El incidente en la sauna
Fragmento de mi novela corta, inédita e inconclusa, que lleva el título provisional 408.
El pequeño campamento de caza estaba situado junto al río, en la zona más baja de la falda de la montaña. Lo protegía un alto parapeto de tierra apisonada sobre el que crecía abundante vegetación; tras éste, un profundo foso que había que descender con precaución y un último vallum. En el centro del sistema defensivo, y ocupando un crestón natural, se cobijaba un grupo de seis hogares rectangulares de muros construidos con lajas de pizarra y techos, asimismo, de losas de pizarra aseguradas al sobrado de tablas mediante gruesos espigotes de madera. En la otra ladera del crestón se escondía una única construcción semisubterránea con forma abovedada, cuya cúpula se había armado según la técnica de aproximación de las sucesivas hileras de pizarra que la formaban, hasta converger en un vértice.
El grupo de cazadores atravesó el campamento siendo saludado por las mujeres que lo atendían. Loumiña molía dulces castañas secas con un molino de mano y apenas levantó la vista, para evitar la fugaz mirada de Cloudio. Los dos hombres mayores se miraron divertidos al comprender el verdadero motivo del vehemente discurso del joven sobre la naturaleza del amor. Puede que comenzase dirigido veladamente a Níger, pero el muchacho también estaba pensando en sí mismo.
Las mujeres se ocuparon del despiece del animal separando aquellas partes destinadas a la elaboración de embutidos de las que se iban a consumir inmediatamente. Un grupo de hombres volvía al campamento desde el río con varias docenas de truchas para freír en manteca sobre piedras calentadas al fuego, y a lo lejos se oía el sonido que producía el roncón de una tibia utricularis al ser ajustado. Allí se estaba preparando un banquete, y el motivo, si es que aquellas gentes necesitaban uno, les estaba esperando en el balneum.

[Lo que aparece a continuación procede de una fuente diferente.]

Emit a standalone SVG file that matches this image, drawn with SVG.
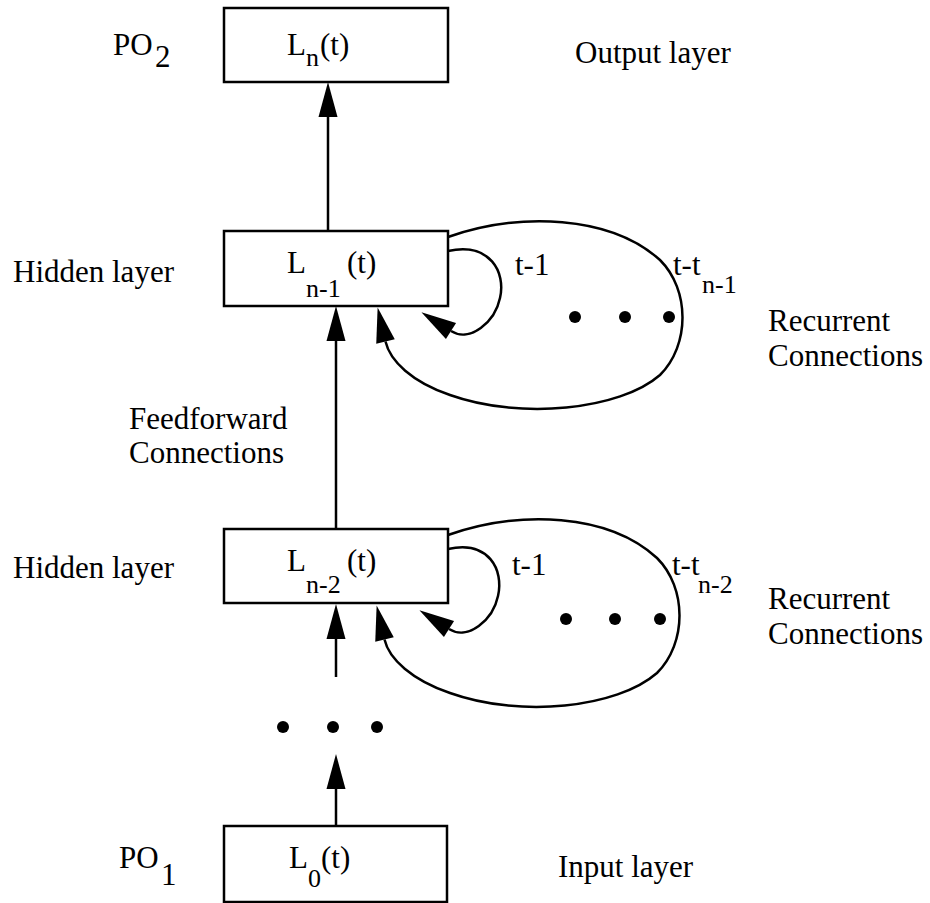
<svg xmlns="http://www.w3.org/2000/svg" width="930" height="903" viewBox="0 0 930 903">
<style>
  text { font-family: "Liberation Serif", "Times New Roman", serif; font-size: 31px; fill: #000; }
  text.sub { font-size: 26px; }
  .box { fill: #fff; stroke: #000; stroke-width: 2.5; }
  .edge { fill: none; stroke: #000; stroke-width: 2.5; }
  .dot { fill: #000; }
</style>
<defs>
  <marker id="ah" markerUnits="userSpaceOnUse" markerWidth="40" markerHeight="24" refX="0" refY="9.5" orient="auto" overflow="visible">
    <path d="M0,0 L35,9.5 L0,19 Z" fill="#000"/>
  </marker>
</defs>
<rect width="930" height="903" fill="#fff"/>

<g id="connectors">
  <path class="edge" d="M328,231 L328,117" marker-end="url(#ah)"/>
  <path class="edge" d="M336,529 L336,341" marker-end="url(#ah)"/>
  <path class="edge" d="M336,677 L336,639" marker-end="url(#ah)"/>
  <path class="edge" d="M336,826 L336,789" marker-end="url(#ah)"/>
  <!-- recurrent loops of L_{n-1} -->
  <path class="edge" d="M448,251 C490,242 506,272 500,298 C495,322 470,343 451,331" marker-end="url(#ah)"/>
  <path class="edge" d="M448,237 C520,212 610,215 660,260 C690,290 690,345 660,375 C620,410 520,420 450,395 C412,382 390,361 385.5,341.5" marker-end="url(#ah)"/>
  <!-- recurrent loops of L_{n-2} -->
  <path class="edge" d="M448,549 C489,540 504,570 498,596 C493,620 468,641 449,629" marker-end="url(#ah)"/>
  <path class="edge" d="M448,535 C520,510 608,513 657,558 C687,588 687,643 657,673 C617,708 520,718 450,693 C412,680 389,659 384.5,639.5" marker-end="url(#ah)"/>
</g>

<g id="node-Ln">
  <rect class="box" x="224" y="8" width="224" height="74"/>
  <text x="287" y="55">L</text><text class="sub" x="306" y="66">n</text><text x="320" y="55">(t)</text>
</g>
<g id="node-Ln1">
  <rect class="box" x="224" y="231" width="224" height="75"/>
  <text x="287" y="273">L</text><text class="sub" x="306" y="297">n-1</text><text x="347" y="273">(t)</text>
</g>
<g id="node-Ln2">
  <rect class="box" x="224" y="529" width="224" height="74"/>
  <text x="287" y="571">L</text><text class="sub" x="306" y="593">n-2</text><text x="347" y="571">(t)</text>
</g>
<g id="node-L0">
  <rect class="box" x="224" y="826" width="223" height="76"/>
  <text x="289" y="868">L</text><text class="sub" x="308" y="887">0</text><text x="321" y="868">(t)</text>
</g>

<g id="labels">
  <text x="113" y="55">PO</text><text x="155" y="67">2</text>
  <text x="119" y="868">PO</text><text x="161" y="885">1</text>
  <text x="575" y="63">Output layer</text>
  <text x="558" y="877">Input layer</text>
  <text x="13" y="282">Hidden layer</text>
  <text x="13" y="578">Hidden layer</text>
  <text x="129" y="429">Feedforward</text>
  <text x="129" y="463">Connections</text>
  <text x="768" y="331">Recurrent</text>
  <text x="768" y="366">Connections</text>
  <text x="768" y="609">Recurrent</text>
  <text x="768" y="644">Connections</text>
  <text x="515" y="275">t-1</text>
  <text x="673" y="275">t-t</text><text class="sub" x="702" y="293">n-1</text>
  <text x="512" y="575">t-1</text>
  <text x="672" y="575">t-t</text><text class="sub" x="698" y="593">n-2</text>
</g>

<g id="dots">
  <circle class="dot" cx="575" cy="317" r="6"/>
  <circle class="dot" cx="625" cy="317" r="6"/>
  <circle class="dot" cx="669" cy="317" r="6"/>
  <circle class="dot" cx="566" cy="619" r="6"/>
  <circle class="dot" cx="615" cy="619" r="6"/>
  <circle class="dot" cx="660" cy="619" r="6"/>
  <circle class="dot" cx="283" cy="727" r="6"/>
  <circle class="dot" cx="333" cy="727" r="6"/>
  <circle class="dot" cx="377" cy="727" r="6"/>
</g>
</svg>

La toga abandonada de cualquier manera en el banco del atrio indicaba que su cuñado se había acercado a hacerles una de sus raras visitas estivales, tal vez con importantes nuevas sobre su Imperio. Los tres hombres se miraron intranquilos y mucho menos alegres. Se desnudaron y penetraron en la penumbra de la sauna atravesando la monolítica entrada de piedra decorada con un sogueado en relieve. Los recibieron el mórbido Aelio y el cálido vapor que se producía al arrojar agua de romero sobre las ardientes piedras calentadas en el pequeño horno del fondo; se sentaron en uno de los estrechos bancos pegados a la pared y saludaron a su pariente romano, sentado enfrente.
—¿Cómo te va cuñado, y a mi dilecto nepote, cómo le va? —Los hipérbatos y la culta y melíflua entonación de Aelio crispaban los templados nervios de Níger. Dovidero, que ignoraba los rudimentos más básicos del latín, se limitó a concentrarse en su propio bienestar, admirando la destreza con que sus amigos manejaban aquella lengua extranjera.
—Siempre eres bienvenido Aelio, nuestra hospitalidad nos obliga —dijo con sarcasmo Níger, en un registro vulgar cuya ululante entonación siempre producía la risa borriqueña de Aelio.
—Vas a tener que dejarme al muchacho un tiempo conmigo en Astúrica —dijo Aelio con ritmo trocaico, mirando divertido a su hosco sobrino—, tal vez con un preceptor adecuado logre desprenderle de su barbarie y formarlo en el cursus militar.
Antes de que Cloudio respondiese, hastiado de las repetitivas bromas de su avunculo, penetraron en la sauna unas mujeres. Una de ellas era una joven de rollizas caderas y abundante cabellera roja que indicaba su pertenencia a la estirpe de los antiguos cazadores. Aelio, sin contención alguna, expresó una serie de obscenidades que dejarían sin habla al lúbrico Catulo de haberlo podido escuchar; el ambiente de la sauna se volvió gélido. Dovidero no sabía qué ocurría, veía a Cloudio rojo de rabia y notaba la gran tensión de Níger.
—Aquí nacemos y morimos. En este espacio sagrado nuestras mujeres dan a luz a nuestros hijos, aquí lavamos y ungimos los cuerpos de nuestros difuntos antes de inhumarlos, y aquí nos purificamos de la inmundicia. Tus palabras son una profanación del cuerpo y del espacio a él consagrado. Tendrás que abandonar el baño, de inmediato —dijo con firmeza el príncipe.
Aelio dejó la sauna contrito, más preocupado de que se le privase también del festín que se estaba cocinando que del efecto que su lujuria incontrolada había producido en aquellos paganos. Los hombres tomaron el baño de vapor, por fin, en paz, y lo completaron en el exterior enjabonándose y vertiendo sobre sí mismos agua fría para enjuagarse, que extraían de la gran pila situada en el atrio. Terminaron de secarse al sol del verano.